The sign explains to viewers the historical importance of Drakesville/Ledgewood, the King House and the Morris Canal which once sliced through the neighborhood. The sign was erected in April and Roxbury historians have been planning for an official unveiling, said Dudek.

The Aug. 8 visit by the county officials seemed to be a good time for the event, she said. At the session, Roxbury historian Richard Crammond is scheduled to talk about the new sign and answer questions, Dudek said.

The meeting “is one of seven county governing board meeting being held outside of the county seat in Morristown in 2018 as part of an effort to bring county government closer to constituents,” said the county in a statement. The first four freeholder “road meetings’’ took place April 11 in Madison, May 9 in Butler, June 13 in Mine Hill and July 11 in Mount Olive.

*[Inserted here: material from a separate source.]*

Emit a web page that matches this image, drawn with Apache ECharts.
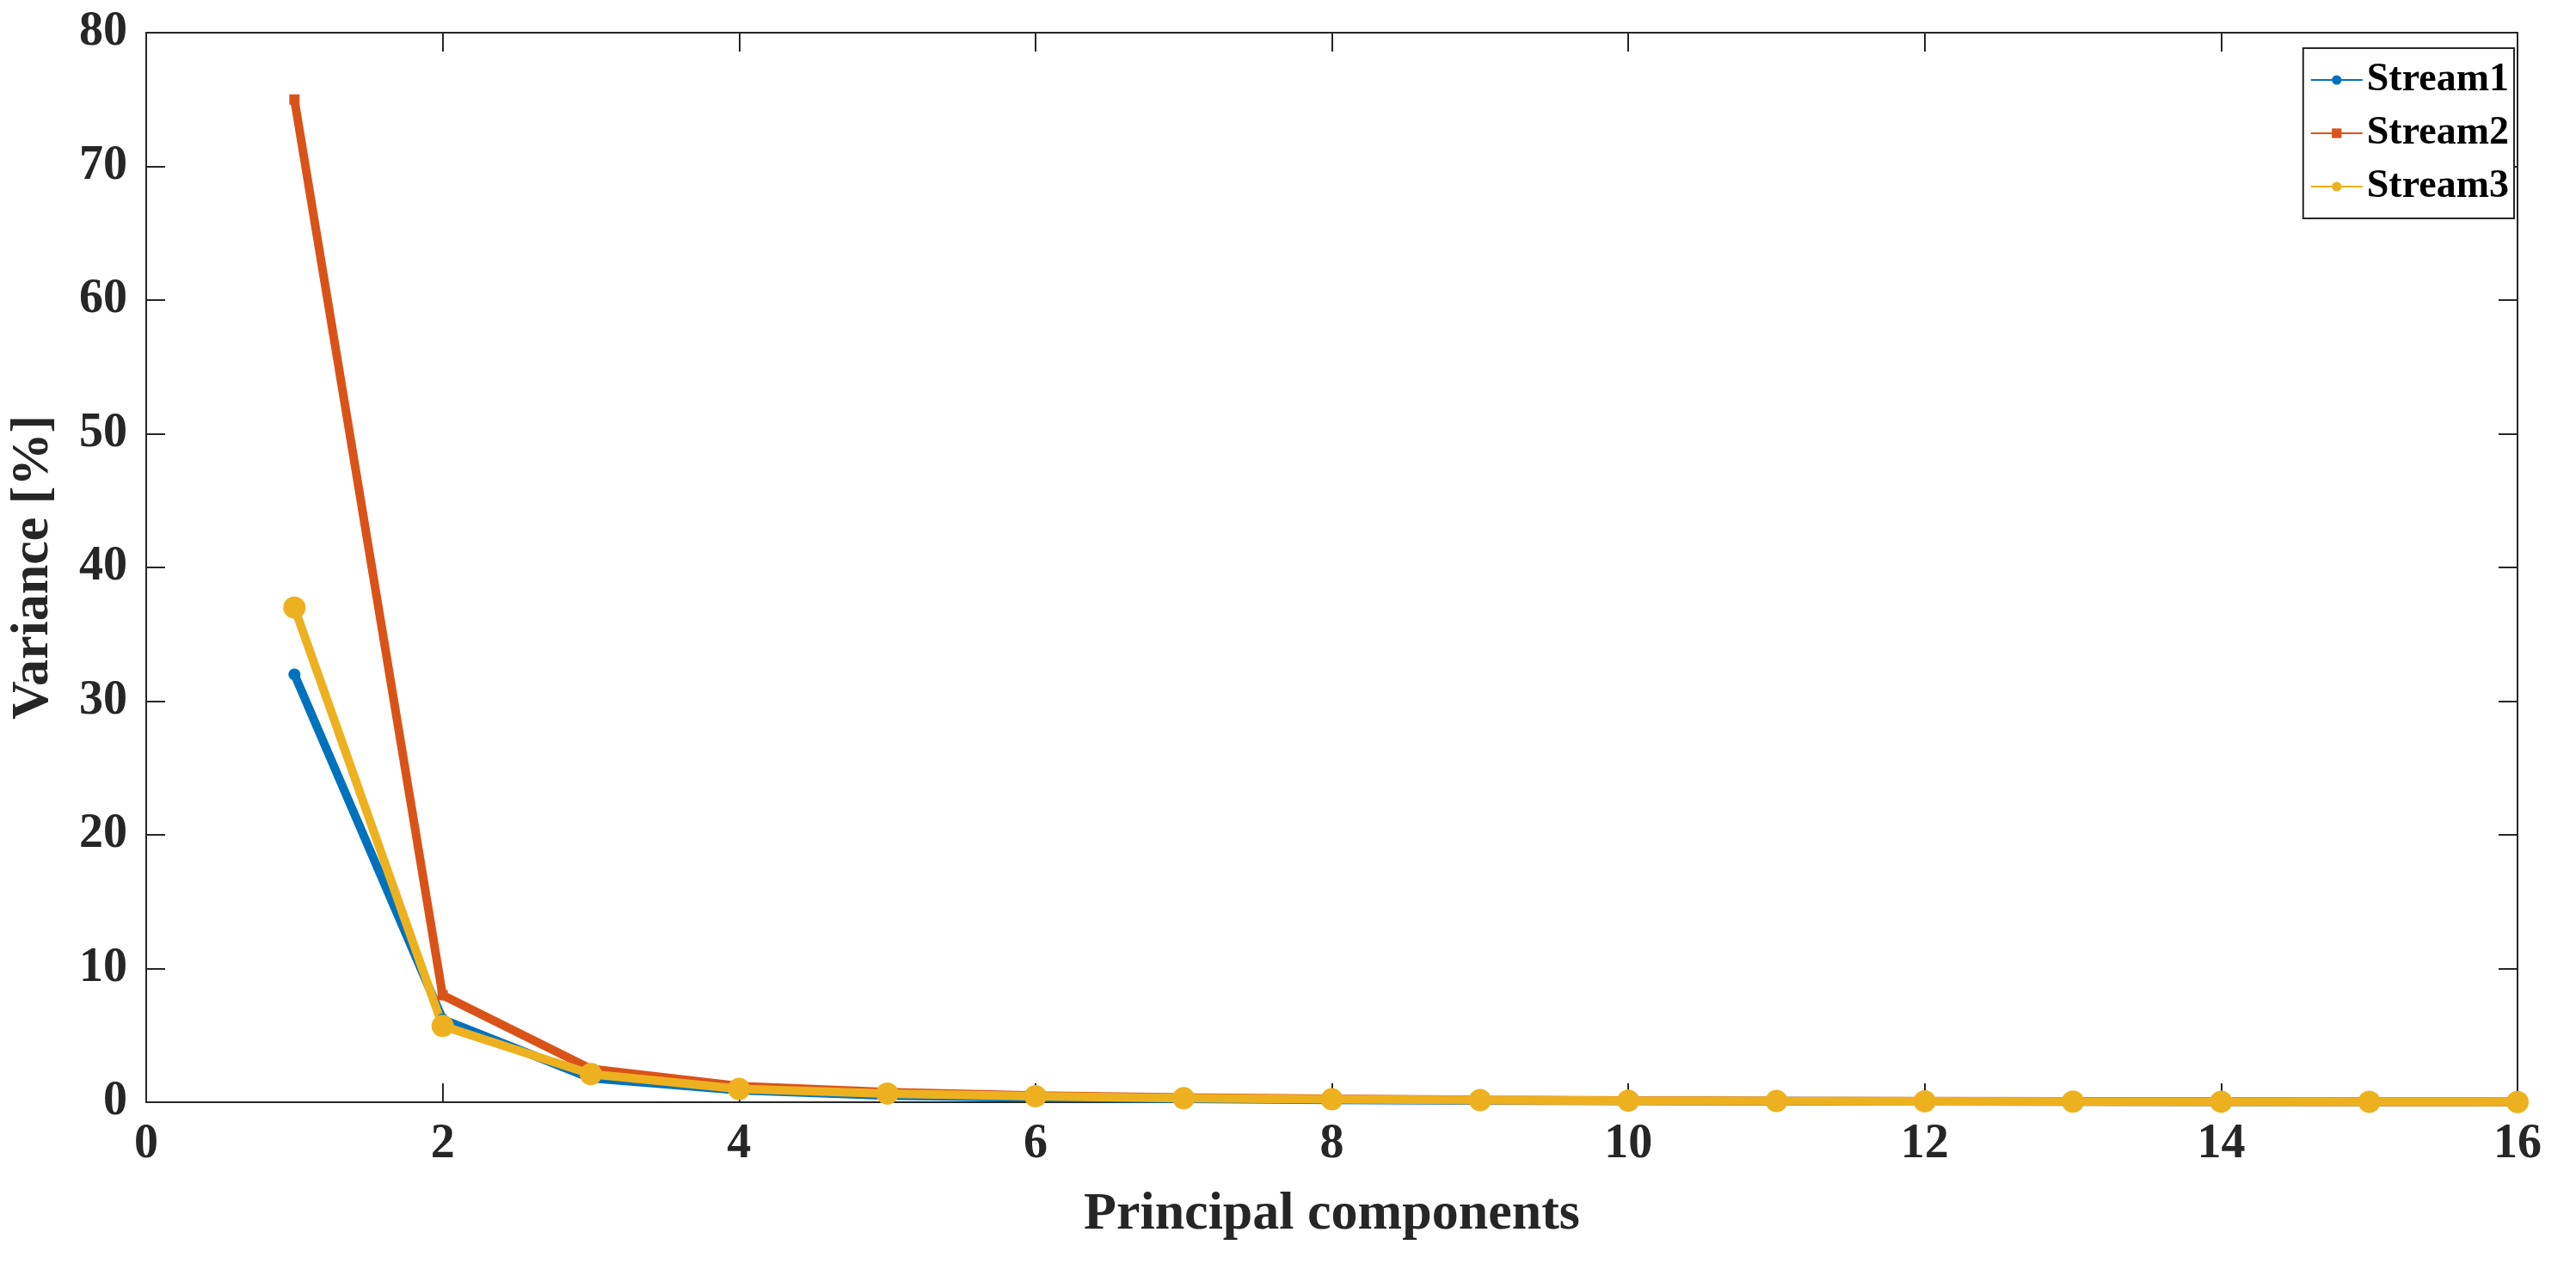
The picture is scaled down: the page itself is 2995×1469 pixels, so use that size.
<!DOCTYPE html>
<html><head><meta charset="utf-8">
<script src="https://cdn.jsdelivr.net/npm/echarts@6/dist/echarts.min.js"></script>
<style>html,body{margin:0;background:#fff}#c{width:2995px;height:1469px}</style>
</head><body><div id="c"></div>
<script>
var components = [1,2,3,4,5,6,7,8,9,10,11,12,13,14,15,16];
var stream1 = [32, 6.2, 1.8, 0.9, 0.5, 0.35, 0.25, 0.18, 0.13, 0.1, 0.08, 0.06, 0.05, 0.04, 0.03, 0.02];
var stream2 = [75, 8, 2.5, 1.2, 0.75, 0.5, 0.35, 0.25, 0.18, 0.13, 0.1, 0.08, 0.06, 0.05, 0.04, 0.03];
var stream3 = [37, 5.7, 2.1, 1.0, 0.65, 0.45, 0.3, 0.22, 0.16, 0.12, 0.09, 0.07, 0.05, 0.04, 0.03, 0.02];

var font = 'Liberation Serif';
function pairs(v) { return components.map(function (c, i) { return [c, v[i]]; }); }
function axisBase(show) {
  return {
    axisLine: { show: true, onZero: false, lineStyle: { color: '#262626', width: 2 } },
    axisTick: { show: true, inside: true, length: 22, lineStyle: { color: '#262626', width: 2 } },
    axisLabel: { show: show, color: '#262626', fontFamily: font, fontWeight: 'bold', fontSize: 56, margin: 22 },
    splitLine: { show: false }
  };
}
var chart = echarts.init(document.getElementById('c'));
var xb = axisBase(true), xt = axisBase(false), yl = axisBase(true), yr = axisBase(false);
chart.setOption({
  animation: false,
  grid: { left: 166, right: 68, top: 38, bottom: 187 },
  legend: {
    right: 72, top: 56, orient: 'vertical', itemWidth: 60, itemHeight: 14, itemGap: 16,
    backgroundColor: '#fff', borderColor: '#262626', borderWidth: 2, padding: [14, 6, 14, 8],
    textStyle: { fontFamily: font, fontWeight: 'bold', fontSize: 46, color: '#000' },
    data: ['Stream1', 'Stream2', 'Stream3']
  },
  xAxis: [
    Object.assign(xb, { type: 'value', min: 0, max: 16, interval: 2, name: 'Principal components',
      nameLocation: 'middle', nameGap: 100,
      nameTextStyle: { fontFamily: font, fontWeight: 'bold', fontSize: 62, color: '#262626' } }),
    Object.assign(xt, { type: 'value', min: 0, max: 16, interval: 2, position: 'top' })
  ],
  yAxis: [
    Object.assign(yl, { type: 'value', min: 0, max: 80, interval: 10, name: 'Variance [%]',
      nameLocation: 'middle', nameGap: 100,
      nameTextStyle: { fontFamily: font, fontWeight: 'bold', fontSize: 62, color: '#262626' } }),
    Object.assign(yr, { type: 'value', min: 0, max: 80, interval: 10, position: 'right' })
  ],
  series: [
    { name: 'Stream1', type: 'line', data: pairs(stream1), color: '#0072BD',
      lineStyle: { width: 10 }, symbol: 'circle', symbolSize: 14 },
    { name: 'Stream2', type: 'line', data: pairs(stream2), color: '#D95319',
      lineStyle: { width: 10 }, symbol: 'rect', symbolSize: 12 },
    { name: 'Stream3', type: 'line', data: pairs(stream3), color: '#EDB120',
      lineStyle: { width: 10 }, symbol: 'circle', symbolSize: 26 }
  ]
});
</script></body></html>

Subsequent meetings are scheduled for Jefferson, on Sept. 12, and Mountain Lakes on Oct. 10.

“The Board of Freeholders takes our meetings on the road so we have the opportunity to meet county residents in the places where they live, work and go to school,” said Morris County Freeholder Director Doug Cabana in the statement. “We encourage local and area residents and elected officials to attend a meeting and let us know issues that you think need to be addressed.’’

Deputy Freeholder Director Christine Myers said the field meetings give the board “the opportunity to hear issues of local and regional concern, to allow us to  better understand and focus on the needs of county residents.”